Support and prevention is better than attending to major repairs and damage, at the end of a tenancy. Damage that may have been caused by pets or the tenants themselves.

The effects of extra bonds

I don’t believe both, the people calling for pet-bonds or the Real Estate Institutes, have thought about the extra paperwork this will create. Once again, another desk-based job, rather than allowing the property management teams the time to conduct physical application of management services.

Tribunal attendances and trying to determine what bond is released and what isn’t, will be another nightmare. Once again tying up PM teams to desk based work.

Notably, we come back to the existing 4 week bond we have. This is an amount that should cover most claims.

Alternatively, any extra costs to be accounted for, due to the tenant’s fault, has a means to be remedied. The PM can pursue this through the tribunal and obtain further court orders for payment. Then there is also insurance.

Paul Mylott, Chief Executive of Bond Sure, believes their insurance cover will further protect tenants and owners beyond bond-claims by agents.

Again, why the pet-bond exactly? And what about Landlords insurance? Perhaps a call for a pet-bond by the real estate industry is even more evidence that some property management teams aren’t doing their job?
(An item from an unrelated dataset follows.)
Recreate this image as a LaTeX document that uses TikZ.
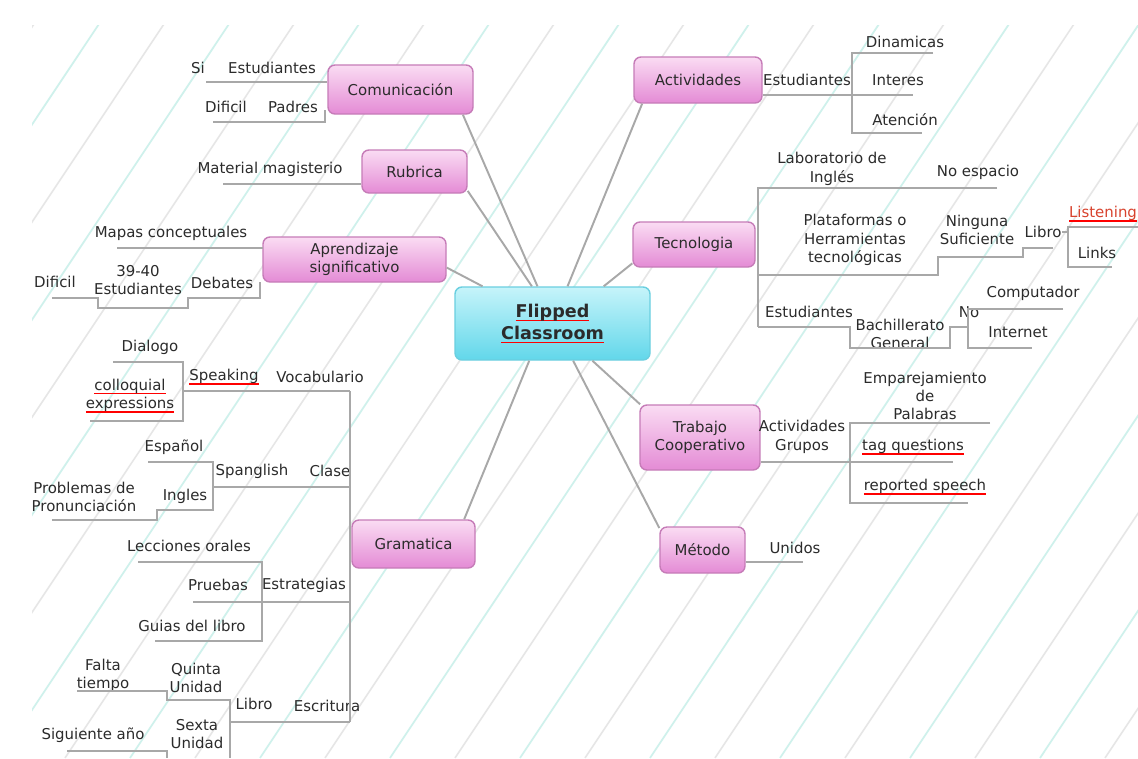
\documentclass[tikz,border=0pt]{standalone}
\usepackage{fontspec}
\setmainfont{DejaVu Sans}
\usepackage{tikz}
\usepackage{xcolor}
\usetikzlibrary{positioning}

\definecolor{pinktop}{HTML}{FADCF3}
\definecolor{pinkbot}{HTML}{E48BD5}
\definecolor{pinkline}{HTML}{C67CB8}
\definecolor{cyantop}{HTML}{C6F4FA}
\definecolor{cyanbot}{HTML}{62D7EA}
\definecolor{cyanline}{HTML}{6ACFE0}
\definecolor{linegray}{HTML}{A8A8A8}
\definecolor{bgteal}{HTML}{CFF1EC}
\definecolor{bggray}{HTML}{E6E6E6}
\definecolor{ink}{HTML}{2B2B2B}
\definecolor{listred}{HTML}{D8432E}

\newcommand\pxu{0.02cm}
\newcommand\mapfont{\fontsize{8.5}{10.4}\selectfont}
\newsavebox\ulbox
\newcommand\redul[1]{\leavevmode\sbox\ulbox{#1}\rlap{\textcolor{red}{\rule[-0.45ex]{\wd\ulbox}{0.7pt}}}\usebox\ulbox}

\begin{document}
\begin{tikzpicture}[x=0.02cm, y=-0.02cm,
    topic/.style={rectangle, rounded corners=0.14cm, draw=pinkline, line width=0.8pt,
        top color=pinktop, bottom color=pinkbot, align=center, inner sep=0pt,
        font=\mapfont, text=ink},
    hub/.style={topic, draw=cyanline, top color=cyantop, bottom color=cyanbot,
        font=\fontsize{10}{12.5}\selectfont\bfseries},
    leaf/.style={inner sep=0pt, align=center, font=\mapfont, text=ink},
    branch/.style={draw=linegray, line width=0.8pt},
    spoke/.style={draw=linegray, line width=1.1pt}]
    \useasboundingbox (0,0) rectangle (1138,758);

    % background stripes
    \fill[white] (0,0) rectangle (1138,758);
    \begin{scope}
        \clip (32,25) rectangle (1138,758);
        \foreach \s in {-520,-390,...,1150} {
            \draw[bgteal, line width=1pt] (\s,758) -- ++(505,-758);
            \draw[bggray, line width=0.9pt] (\s+65,758) -- ++(505,-758);
        }
    \end{scope}

    % main topics
    \node[hub, minimum width=195*\pxu, minimum height=73*\pxu] (fc) at (552.5,323.5) {\redul{Flipped}\\\redul{Classroom}};
    \node[topic, minimum width=145*\pxu, minimum height=49*\pxu] (com) at (400.5,89.5) {Comunicación};
    \node[topic, minimum width=105*\pxu, minimum height=43*\pxu] (rub) at (414.5,171.5) {Rubrica};
    \node[topic, minimum width=183*\pxu, minimum height=45*\pxu] (apr) at (354.5,259.5) {Aprendizaje\\significativo};
    \node[topic, minimum width=123*\pxu, minimum height=48*\pxu] (gram) at (413.5,544) {Gramatica};
    \node[topic, minimum width=128*\pxu, minimum height=46*\pxu] (act) at (698,80) {Actividades};
    \node[topic, minimum width=122*\pxu, minimum height=45*\pxu] (tec) at (694,244.5) {Tecnologia};
    \node[topic, minimum width=120*\pxu, minimum height=65*\pxu] (trab) at (700,437.5) {Trabajo\\Cooperativo};
    \node[topic, minimum width=85*\pxu, minimum height=46*\pxu] (met) at (702.5,550) {Método};

    \draw[spoke] (fc.112) to (com.338)
        (fc.119) to (rub.-20)
        (fc.152) to (apr.-5)
        (fc.238) to (gram.26)
        (fc.68) to (act.203)
        (fc.36) to (tec.197)
        (fc.317) to (trab.151)
        (fc.299) to (met.153);

    % left side
    \node[leaf] (si) at (198,68) {Si};
    \node[leaf] (est1) at (272,68) {Estudiantes};
    \node[leaf] (dif1) at (226,107) {Dificil};
    \node[leaf] (pad) at (293,107) {Padres};
    \draw[branch] (206,82) -- (com.west |- 0,82);
    \draw[branch] (213,122) -- (325,122) -- (325,110);

    \node[leaf] (mat) at (270,169) {Material magisterio};
    \draw[branch] (223,184) -- (rub.west |- 0,184);

    \node[leaf] (map) at (171,233) {Mapas conceptuales};
    \node[leaf] (dif2) at (55,282) {Dificil};
    \node[leaf] (est2) at (138,280) {39-40\\Estudiantes};
    \node[leaf] (deb) at (222,283) {Debates};
    \draw[branch] (117,248) -- (263,248);
    \draw[branch] (52,298) -- (98,298) -- (98,308) -- (188,308) -- (188,298)
        -- (260,298) -- (260,282);

    \node[leaf] (dia) at (150,347) {Dialogo};
    \node[leaf] (spk) at (224,377) {\redul{Speaking}};
    \node[leaf] (voc) at (320,377) {Vocabulario};
    \node[leaf] (col) at (130,396) {\redul{colloquial}\\\redul{expressions}};
    \node[leaf] (esp) at (174,447) {Español};
    \node[leaf] (spg) at (252,471) {Spanglish};
    \node[leaf] (cla) at (330,471) {Clase};
    \node[leaf] (ing) at (185,496) {Ingles};
    \node[leaf] (pro) at (84,497) {Problemas de\\Pronunciación};
    \node[leaf] (lec) at (189,546) {Lecciones orales};
    \node[leaf] (pru) at (218,585) {Pruebas};
    \node[leaf] (estr) at (304,585) {Estrategias};
    \node[leaf] (gui) at (192,626) {Guias del libro};
    \node[leaf] (fal) at (103,675) {Falta\\tiempo};
    \node[leaf] (qui) at (196,678) {Quinta\\Unidad};
    \node[leaf] (lib1) at (254,704) {Libro};
    \node[leaf] (esc) at (327,706) {Escritura};
    \node[leaf] (sex) at (197,734) {Sexta\\Unidad};
    \node[leaf] (sig) at (93,735) {Siguiente año};

    \draw[branch] (350,391) -- (350,722);
    \draw[branch] (183,391) -- (350,391);
    \draw[branch] (113,362) -- (183,362) -- (183,421) -- (90,421);
    \draw[branch] (213,487) -- (350,487);
    \draw[branch] (148,462) -- (213,462) -- (213,510) -- (157,510) -- (157,520) -- (52,520);
    \draw[branch] (193,602) -- (350,602);
    \draw[branch] (138,562) -- (262,562) -- (262,641) -- (155,641);
    \draw[branch] (230,722) -- (350,722);
    \draw[branch] (77,691) -- (167,691) -- (167,700) -- (230,700) -- (230,758);
    \draw[branch] (67,751) -- (167,751) -- (167,758);

    % right side
    \node[leaf] (est3) at (807,80) {Estudiantes};
    \node[leaf] (din) at (905,42) {Dinamicas};
    \node[leaf] (inte) at (898,80) {Interes};
    \node[leaf] (ate) at (905,120) {Atención};
    \draw[branch] (act.east |- 0,95) -- (913,95);
    \draw[branch] (933,53) -- (852,53) -- (852,133) -- (922,133);

    \node[leaf] (lab) at (832,169) {Laboratorio de\\Inglés};
    \node[leaf] (noe) at (978,172) {No espacio};
    \node[leaf] (pla) at (855,240) {Plataformas o\\Herramientas\\tecnológicas};
    \node[leaf] (nin) at (977,230) {Ninguna\\Suficiente};
    \node[leaf] (lib2) at (1043,232) {Libro};
    \node[leaf, text=listred] (lis) at (1103,214) {\redul{Listening}};
    \node[leaf] (lin) at (1097,253) {Links};
    \node[leaf] (est4) at (809,312) {Estudiantes};
    \node[leaf] (bac) at (900,334) {Bachillerato\\General};
    \node[leaf] (no) at (969,312) {No};
    \node[leaf] (cmp) at (1033,293) {Computador};
    \node[leaf] (int) at (1018,332) {Internet};

    \draw[branch] (997,188) -- (758,188) -- (758,327);
    \draw[branch] (758,275) -- (938,275) -- (938,257) -- (1023,257) -- (1023,248) -- (1053,248);
    \draw[branch] (1062,232) -- (1068,232);
    \draw[branch] (1138,227) -- (1068,227) -- (1068,267) -- (1112,267);
    \draw[branch] (758,327) -- (850,327) -- (850,348) -- (950,348) -- (950,327) -- (968,327);
    \draw[branch] (1063,309) -- (968,309) -- (968,348) -- (1032,348);

    \node[leaf] (emp) at (925,396) {Emparejamiento\\de\\Palabras};
    \node[leaf] (gru) at (802,437) {Actividades\\Grupos};
    \node[leaf] (tag) at (913,447) {\redul{tag questions}};
    \node[leaf] (rep) at (925,487) {\redul{reported speech}};
    \draw[branch] (trab.east |- 0,462) -- (953,462);
    \draw[branch] (990,423) -- (850,423) -- (850,503) -- (968,503);

    \node[leaf] (uni) at (795,548) {Unidos};
    \draw[branch] (met.east |- 0,562) -- (803,562);
\end{tikzpicture}
\end{document}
I don’t understand the notion behind the extra bond, other than to create a false sense of peace of mind. Owners not only have the means of recovery through the tribunal, they also have avenues through their own insurance (landlord insurance) or other. And now, so do tenants.

If the pet-bond and or any other bond was introduced, this will not take care of the incompetence found amongst property management teams. A further financial burden on tenants is not the answer to better property management practices.

Most definitely, discriminating against tenants with pets, will not provide the security many property owners believe they will have; should the pet-bond be introduced.

In conclusion

A more sensible avenue may be ventured down the path of new bond-insurance cover. Or perhaps more diligence by Landlords in finding a property management teams that: conduct themselves properly, and have frequent property inspections with clear expectations spelled out for both tenant and property owners.

Notwithstanding, property owners need a PM team that is not one that reacts, rather prevents or foresees any future problems and has contingencies in place to remedy them. A team that actively works alongside, tenants with pets and or children. As opposed to, discriminate by imposing extra bonds.